Appeared in the Toronto Star on April 10, 2011 as The Boxing Day Shopper Who Upended Privacy Laws

Sharon Curtis, an Alberta resident, visited a Leon’s Furniture store on Boxing Day in 2006.  Curtis purchased a table, placed a deposit, but did not take immediate delivery of her furniture. The next month, her mother went to the store to pay the balance and pick up the table. Store employees asked for her driver’s licence as identification and recorded her licence plate number as the table was loaded into her car.

Curtis’ mother objected to the collection of this information and proceeded to file a complaint with the Alberta Privacy Commissioner. The complaint wound its way through the legal system until late last month, when a divided Alberta Court of Appeal issued a ruling that sent shockwaves through the Canadian privacy community.

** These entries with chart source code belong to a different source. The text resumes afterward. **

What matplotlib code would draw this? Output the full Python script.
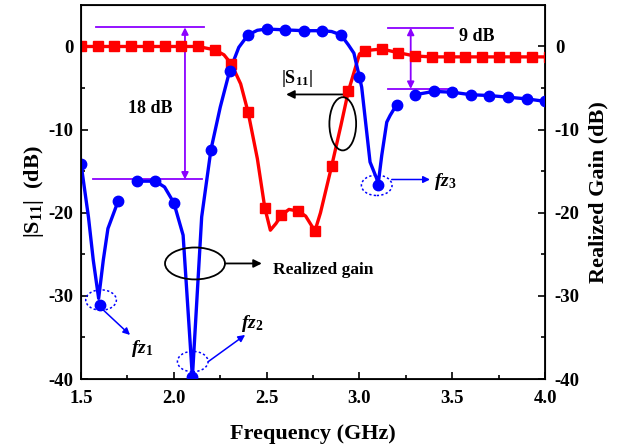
import matplotlib
matplotlib.use("Agg")
import matplotlib.pyplot as plt
from matplotlib.patches import Ellipse
import numpy as np

plt.rcParams['font.family'] = ['Liberation Serif', 'DejaVu Serif']
plt.rcParams['font.weight'] = 'bold'
plt.rcParams['axes.unicode_minus'] = False
plt.rcParams['mathtext.fontset'] = 'custom'
plt.rcParams['mathtext.rm'] = 'Liberation Serif:bold'
plt.rcParams['mathtext.it'] = 'Liberation Serif:italic:bold'
plt.rcParams['mathtext.bf'] = 'Liberation Serif:bold'

# |S11| (dB): markers every 0.09 GHz, line with extra vertices
s11_f = [1.50, 1.59, 1.68, 1.77, 1.86, 1.95, 2.04, 2.13, 2.22, 2.31, 2.40, 2.49, 2.58, 2.67,
         2.76, 2.85, 2.94, 3.03, 3.12, 3.21, 3.30, 3.39, 3.48, 3.57, 3.66, 3.75, 3.84, 3.93, 4.02]
s11_db = [0, 0, 0, 0, 0, 0, 0, 0, -0.4, -2.1, -7.9, -19.4, -20.3, -19.8,
          -22.2, -14.4, -5.4, -0.5, -0.3, -0.75, -1.15, -1.25, -1.25, -1.25, -1.25, -1.25, -1.25, -1.25, -1.25]
s11_line_f = [1.50, 2.13, 2.22, 2.27, 2.31, 2.36, 2.40, 2.45, 2.49, 2.52, 2.55, 2.58, 2.62, 2.67,
              2.71, 2.76, 2.79, 2.85, 2.90, 2.94, 3.00, 3.03, 3.12, 3.21, 3.30, 3.39, 4.02]
s11_line_db = [0, 0, -0.4, -1.0, -2.1, -4.5, -7.9, -13.5, -19.4, -22.1, -21.3, -20.3, -19.6, -19.8,
               -20.4, -22.2, -20.0, -14.4, -9.5, -5.4, -0.9, -0.5, -0.3, -0.75, -1.15, -1.25, -1.25]

# Realized gain (dB): markers every 0.1 GHz, line with breaks
gain_f = [1.5, 1.6, 1.7, 1.8, 1.9, 2.0, 2.1, 2.2, 2.3, 2.4, 2.5, 2.6, 2.7, 2.8, 2.9,
          3.0, 3.1, 3.2, 3.3, 3.4, 3.5, 3.6, 3.7, 3.8, 3.9, 4.0]
gain_db = [-14.1, -31.1, -18.6, -16.2, -16.2, -18.8, -39.8, -12.4, -3.0, 1.4, 2.1, 2.0, 1.9, 1.9, 1.4,
           -3.7, -16.7, -7.0, -5.8, -5.4, -5.5, -5.8, -5.9, -6.1, -6.3, -6.6]
gain_line_f = [1.5, 1.54, 1.566, 1.595, 1.62, 1.645, 1.7, np.nan,
               1.8, 1.9, 1.95, 2.0, 2.05, 2.1, 2.15, 2.2, 2.25, 2.3, 2.35, 2.4, 2.45, 2.5, 2.6, 2.7,
               2.8, 2.85, 2.9, 2.94, 2.97, 3.0, 3.012, 3.057, 3.093, 3.1, 3.12, 3.147, 3.165, 3.2, np.nan,
               3.3, 3.4, 3.5, 3.6, 3.7, 3.8, 3.9, 4.0]
gain_line_db = [-14.1, -20.5, -25.7, -30.3, -25.7, -21.9, -18.6, np.nan,
                -16.2, -16.2, -16.9, -18.8, -22.7, -39.8, -20.5, -12.4, -7.3, -3.0, -0.1, 1.4, 1.95, 2.1, 2.0, 1.9,
                1.9, 1.8, 1.4, 0.2, -0.8, -3.7, -4.9, -13.9, -15.9, -16.7, -13.1, -9.1, -8.3, -7.0, np.nan,
                -5.8, -5.4, -5.5, -5.8, -5.9, -6.1, -6.3, -6.6]

fig = plt.figure(figsize=(6.28, 4.48), dpi=100)
ax = fig.add_axes([0.129, 0.154, 0.739, 0.835])

ax.plot(s11_line_f, s11_line_db, color='#ff0000', lw=2.4, zorder=3)
ax.plot(s11_f, s11_db, ls='none', marker='s', ms=6.5, color='#ff0000', zorder=4)
ax.plot(gain_line_f, gain_line_db, color='#0000ff', lw=2.4, zorder=3)
ax.plot(gain_f, gain_db, ls='none', marker='o', ms=7.5, color='#0000ff', zorder=4)

ax.set_xlim(1.5, 4.0)
ax.set_ylim(-40, 5)
ax.set_xticks([1.5, 2.0, 2.5, 3.0, 3.5, 4.0])
ax.set_xticks(np.arange(1.75, 4.0, 0.5), minor=True)
ax.set_yticks([-40, -30, -20, -10, 0])
ax.set_yticks([-35, -25, -15, -5], minor=True)
ax.tick_params(axis='both', which='both', direction='in', top=False, labelsize=13.5)
ax.tick_params(axis='x', which='major', pad=8)
ax.tick_params(axis='y', which='major', pad=5.5)
ax.tick_params(which='major', length=5, width=1.2)
ax.tick_params(which='minor', length=3, width=1.2)
for s in ax.spines.values():
    s.set_linewidth(1.3)
ax.set_xlabel('Frequency (GHz)', fontsize=16, fontweight='bold', labelpad=12)
ax.set_ylabel(r'|S$_{11}$|  (dB)', fontsize=16, fontweight='bold', labelpad=2)

ax2 = ax.twinx()
ax2.set_ylim(-40, 5)
ax2.set_yticks([-40, -30, -20, -10, 0])
ax2.set_yticks([-35, -25, -15, -5], minor=True)
ax2.tick_params(axis='y', which='both', direction='in', labelsize=13.5)
ax2.tick_params(which='major', length=5, width=1.2, pad=7)
ax2.tick_params(which='minor', length=3, width=1.2)
ax2.set_ylabel('Realized Gain (dB)', fontsize=16, fontweight='bold', labelpad=6)

purple = '#8b00ff'
# 18 dB marker
ax.plot([1.58, 2.163], [2.3, 2.3], color=purple, lw=1.3)
ax.plot([1.566, 2.15], [-16.0, -16.0], color=purple, lw=1.3)
ax.annotate('', xy=(2.06, 2.3), xytext=(2.06, -16.0),
            arrowprops=dict(arrowstyle='<|-|>', color=purple, lw=1.3, mutation_scale=10, shrinkA=0, shrinkB=0))
ax.text(1.872, -7.5, '18 dB', fontsize=13, fontweight='bold', ha='center', va='center')
# 9 dB marker
ax.plot([3.156, 3.506], [2.25, 2.25], color=purple, lw=1.3)
ax.plot([3.156, 3.52], [-5.1, -5.1], color=purple, lw=1.3)
ax.annotate('', xy=(3.276, 2.25), xytext=(3.276, -5.1),
            arrowprops=dict(arrowstyle='<|-|>', color=purple, lw=1.3, mutation_scale=10, shrinkA=0, shrinkB=0))
ax.text(3.632, 1.2, '9 dB', fontsize=13, fontweight='bold', ha='center', va='center')

# |S11| callout
ax.add_patch(Ellipse((2.91, -9.3), 0.144, 6.4, fill=False, ec='black', lw=1.3, zorder=5))
ax.annotate('', xy=(2.605, -5.77), xytext=(2.91, -5.77),
            arrowprops=dict(arrowstyle='-|>', color='black', lw=1.3, mutation_scale=12, shrinkA=0, shrinkB=0))
ax.text(2.662, -3.9, r'|S$_{11}$|', fontsize=13, ha='center', va='center')

# Realized gain callout
ax.add_patch(Ellipse((2.114, -26.1), 0.323, 3.84, fill=False, ec='black', lw=1.3, zorder=5))
ax.annotate('', xy=(2.474, -26.1), xytext=(2.276, -26.1),
            arrowprops=dict(arrowstyle='-|>', color='black', lw=1.3, mutation_scale=12, shrinkA=0, shrinkB=0))
ax.text(2.535, -26.9, 'Realized gain', fontsize=12.5, fontweight='bold', ha='left', va='center')

# zero markers
zeros = [((1.608, -30.5), (1.62, -31.7), (1.764, -34.7), (1.827, -36.3), '1'),
         ((2.102, -37.9), (2.186, -37.9), (2.384, -34.7), (2.42, -33.3), '2'),
         ((3.093, -16.7), (3.174, -16.0), (3.38, -16.0), (3.461, -16.3), '3')]
for c, a0, a1, t, n in zeros:
    ax.add_patch(Ellipse(c, 0.165, 2.45, fill=False, ec='#0000ff', lw=1.1, ls=(0, (1.5, 1.5)), zorder=5))
    ax.annotate('', xy=a1, xytext=a0,
                arrowprops=dict(arrowstyle='-|>', color='#0000ff', lw=1.1, mutation_scale=10, shrinkA=0, shrinkB=0))
    ax.text(t[0], t[1], r'$fz_{\mathit{%s}}$' % n, fontsize=14, ha='center', va='center')

for lab in ax.get_xticklabels() + ax.get_yticklabels() + ax2.get_yticklabels():
    lab.set_fontweight('bold')

fig.savefig('out.png', dpi=100)
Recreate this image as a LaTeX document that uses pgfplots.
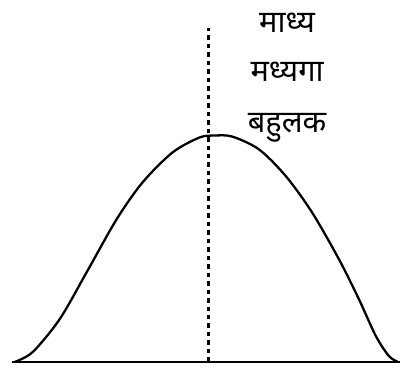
\documentclass[border=0pt]{standalone}
\usepackage{pgfplots}
\pgfplotsset{compat=1.18}
\usepackage{fontspec}
\newfontfamily\devfont[Script=Devanagari]{Noto Sans}
\begin{document}
\begin{tikzpicture}
\begin{axis}[
  width=401bp, height=370bp, scale only axis,
  xmin=0, xmax=401, ymin=0, ymax=370,
  axis lines=none, clip=false,
]
\path[draw=none] (axis cs:0,0) rectangle (axis cs:401,370);
% baseline
\addplot[black, line width=2.6bp] coordinates {(12,7) (401,7)};
% curve
\addplot[black, line width=2.3bp, smooth] coordinates {
(15,7) (33,17) (60,50) (87,97) (117,150) (143,187) (173,217) (200,232) (215,234) (233,233) (260,220) (287,193) (313,157) (340,110) (360,70) (377,33) (390,13) (399,7)
};
% dashed line
\addplot[black, line width=2.4bp, dash pattern=on 4.5bp off 4bp] coordinates {(209,7) (209,342)};
\node[anchor=base, font=\devfont\fontsize{31}{34}\selectfont] at (axis cs:288,337) {माध्य};
\node[anchor=base, font=\devfont\fontsize{31}{34}\selectfont] at (axis cs:288,288) {मध्यगा};
\node[anchor=base, font=\devfont\fontsize{31}{34}\selectfont] at (axis cs:288,237) {बहुलक};
\end{axis}
\end{tikzpicture}
\end{document}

If the decision stands – an appeal to the Supreme Court of Canada seems likely – the case will force a re-examination of current privacy law as a gaping hole may exist.

The crucial issue in the case revolved around whether the driver’s licence and licence plate number constituted personally identifiable information. For organizations seeking to comply with the law, one of the first questions they ask is whether the information they collect, use, and disclose is personally identifiable.  If it falls outside that standard – perhaps the information has been anonymized or contains no details that can be traced back to a particular person – the privacy rights and obligations found in the law do not apply. In fact, organizations often seek to “de-identify” personally identifiable information so they are not bound by typical consent and disclosure requirements.

The formal definition of personal information is notoriously flexible, stating only that “personal information means information about an identifiable individual.” Privacy commissioners and courts across the country have interpreted this definition broadly, concluding that it captures any information about a specific person.

The majority of the Alberta court came to a different conclusion. While it determined that the driver’s licence was personal information, it ruled that the licence plate information was not.  The majority reasoned that the licence plate information was linked to a specific vehicle, not a particular person. Moreover, it noted that the licence plate information was not private given that it is openly available for all to see.

A dissenting opinion noted that licence plate information traces back to an identifiable individual and should therefore be treated as personally identifiable information.

The final outcome of this case carries significant legal implications for privacy protection in Canada, particularly for online activities that raise many of the same issues.

For example, the privacy rights associated with Internet use, including browsing history, the installation of tracking cookies, and other online activities, often link back to a single IP address. The Privacy Commissioner of Canada has found that IP addresses are personally identifiable information and therefore covered by the law. Yet IP addresses bear a striking resemblance to licence plate information – they are openly available for all to see and link not to a specific person, but rather to a particular subscriber. The Internet user might be the same person as the subscriber, but that is not necessarily the case.

If the Alberta approach of limiting the scope of personally identifiable information stands, the privacy protections associated with IP addresses would likely be lost. That would allow organizations to collect, use, and disclose IP address information without regard for the privacy rights and obligations that many Canadians now take for granted.